Cole has researched the ever-changing cultural norms and visibility around underwear, specifically among men. Over the years underwear has gained visibility through the rising prominence and sway of intimates advertising (Calvin Klein ads in the ’80s being a key watershed moment and, later, Victoria’s Secret shows), the adoption of sagging amongst communities of color, and queer image-making. He argues that a series of factors could be behind fashion shedding pants entirely this go-around.
“By revealing underwear in the way Thom Browne has played with jockstraps and Miu Miu created these kinds of ostentatious women’s knickers— maybe it’s not necessarily an overt stand, but it certainly can be read as a reflection on the idea of gendered bodies,” he says. “One of the places we often think about gendered bodies is with the genitals, and while we’re not exposing them, we are doing what fashion historian Valerie Steele calls, ‘hinting at what is hidden.’”

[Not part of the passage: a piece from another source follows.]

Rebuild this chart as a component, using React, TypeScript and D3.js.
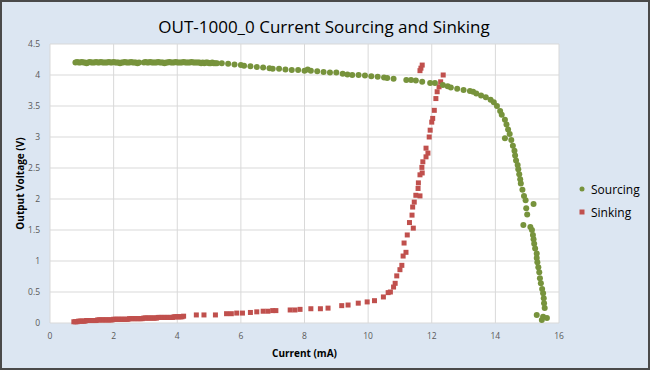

Either way, the look has certainly resonated with users on social media. Paris-based TikTok user Marie Gaguech replicated Miu Miu’s panty-centric look with her own at-home version, asking her followers what they thought. She overwhelmingly received more meaningful feedback than jeers or hard-nos. One person responded, “I think if the tights are all clear without the line, or throughout with a pattern it could be better.”
Speaking to Vogue over email, Gaguech, 24, says she does like the visual aesthetics of exposed underwear. But she worries about the varied, complicated responses such a look might elicit out and about. “I would love to wear it outside, but even with a coat I don’t know if I would feel 100 percent comfortable,” she says.
Still, she thinks there are already more conservative or hedged versions of the get up out in the wild. “A sporty short-short, warmers, and sneakers is not so far from the Miu Miu look,” Gaguech says. “But are we all going to end up in panties on the street? I don’t believe so. But I do think that skirts and shorts will shorten even more.” In short, the line between underwear and outerwear—at least from a tailoring perspective—will blur even more.
This rings true across both womenswear and menswear. On the women’s side, the corset, historically viewed as the most intimate of intimates, has become a multifunctional outfit. They can be spotted on-stage at sold-out arena shows by Blackpink, Dua Lipa, and others, inside clubs on a Saturday night, and, if styled right, even at brunch or two. While menswear has, increasingly, embraced the short-short, with Paul Mescal and Donald Glover being prominent early adopters, and various men’s labels now effectively dishing out pieces that go shorter than even the standard pair of boxer shorts.
We might not be stripping down to skivvies literally, like Lil Nas X and Julie Fox, but we are collectively testing the limits.